Durant les sept jours de notre séjour, des équipes médicales, qui s’y trouvaient, ont vacciné, consulté sans relâche des centaines de patients. Des circoncisions ont été également effectuées sur des enfants, ou plutôt sur des adolescents, dont parfois l’âge atteignait seize, voire plus ! Des soins bucco-dentaires et des extractions ont eu lieu au niveau des établissements scolaires. Pour les malades chroniques, ils sont orientés vers les hôpitaux de Reggane et d’Adrar.
Une cuisson à l’étuvé !
Un soir, autour de la table, nous étions surpris par le plat de viande qu’on nous avait servi. En effet, la viande jouit d’une pratique tout à fait particulière. Du bois est brûlé afin d’en recueillir les braises sur lesquelles on pose un plat métallique rempli de viande assaisonnée et recouverte de papier d’emballage. Puis, on recouvre le tout à l’aide de braises et de sable et l’on laisse cuire. Quelques heures plus tard, on sort le plat et l’on sert. Un vrai délice pour le palais et les narines qui réveilleront nos émotions gustatives. C’est la cuisson à l’étuvé, l’étouffée ou (el-merdoume). La viande tendre, délicieuse et savoureuse se coupe toute seule et personne n’ose se retenir de se lécher les doigts. Quant au thé, le soin de sa préparation est confié aux femmes qui vous concoctent un breuvage, élixir, mousseux qui râpe la langue au premier, l’adoucit au second, et l’apaise au dernier.

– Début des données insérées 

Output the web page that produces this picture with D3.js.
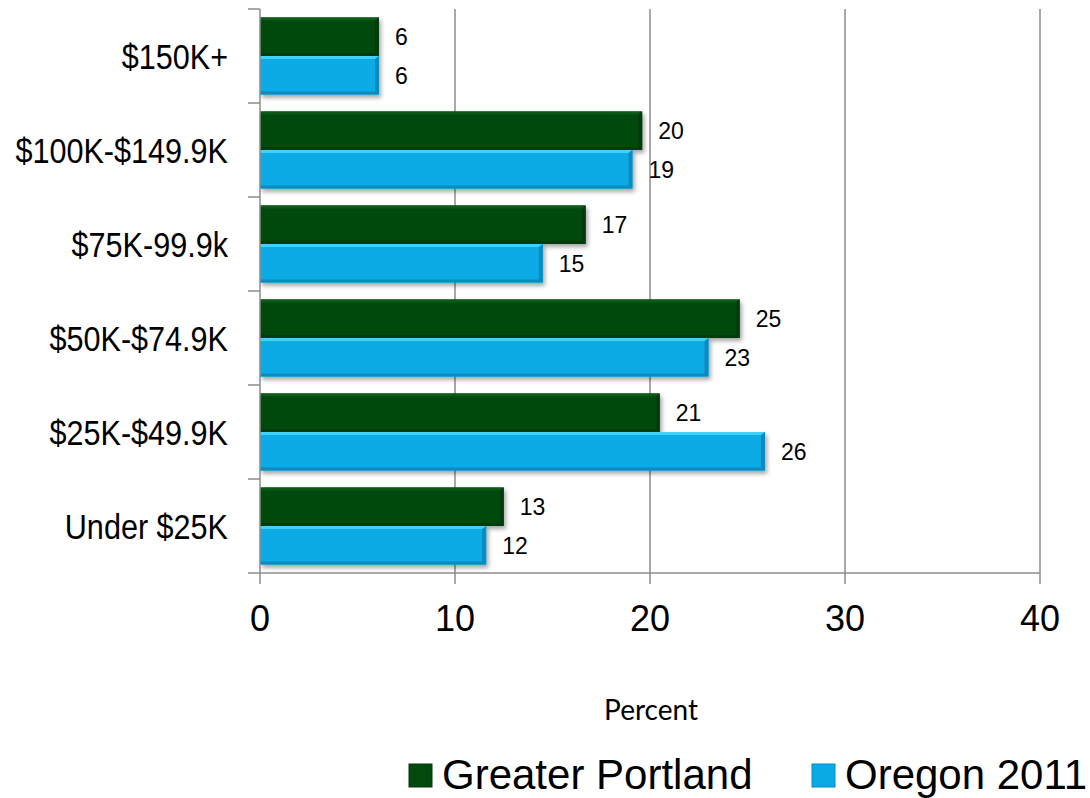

Timiaouine, l’étrange cité
Un soir, juste au moment où le disque solaire s’éclipse à l’horizon, une caravane d’une dizaine de dromadaires, chargés de sacs, s’apprête à prendre le départ en direction de Timiaouine. C’est une commune de 6 000 âmes, distante de 150 km de BBM. Cent cinquante km de piste chaotique, épreuve difficile et éprouvante. La langue qui prédomine est le ‘targui’ et la présence d’un interprète est plus que nécessaire et indispensable. Au fur et à mesure que l’on s’approche de la commune, le paysage change étrangement, cédant la place à une végétation verdoyante et luxuriante. Des oueds coulent sous vos pieds : un spectacle sublime ! À l’entrée, nous nous sommes garés à l’ombre d’un arbre gigantesque; nous étions plus de quinze personnes et trois véhicules sous le même arbre ! Timiaouine est considérée comme zone humide, ce qui implique un passage obligé des oiseaux migrateurs. À Timiaouine, cafés, magasins aux commerces multiples animent ce ksar, et les divers articles proposés n’ont rien à envier à ceux que l’on trouve sur nos marchés. La cité jouit d’un climat subtropical et le sable s’étale à perte de vue. À la tombée de la nuit, la température chute rapidement. Ici, on prend le temps de vivre .
BBM, Timiaouine, destinations de rêve !
Dans ces contrées lointaines, où vivent femmes et hommes en parfaite symbiose avec la nature, où le respect des traditions, le sens de l’accueil et l’hospitalité légendaire nous rappellent que nous vivons, tous, sur une même planète, où l’harmonie devrait régner afin de permettre à chacun de prendre du temps de savourer chaque moment, chaque instant. C’est un univers sans limite, où l’expression naturelle et la joie spontanée créent une certaine effervescence, et vous donnent rendez-vous avec l’histoire, celle de l’Algérie qui demeure, en toute circonstance, un vaste creuset de civilisation.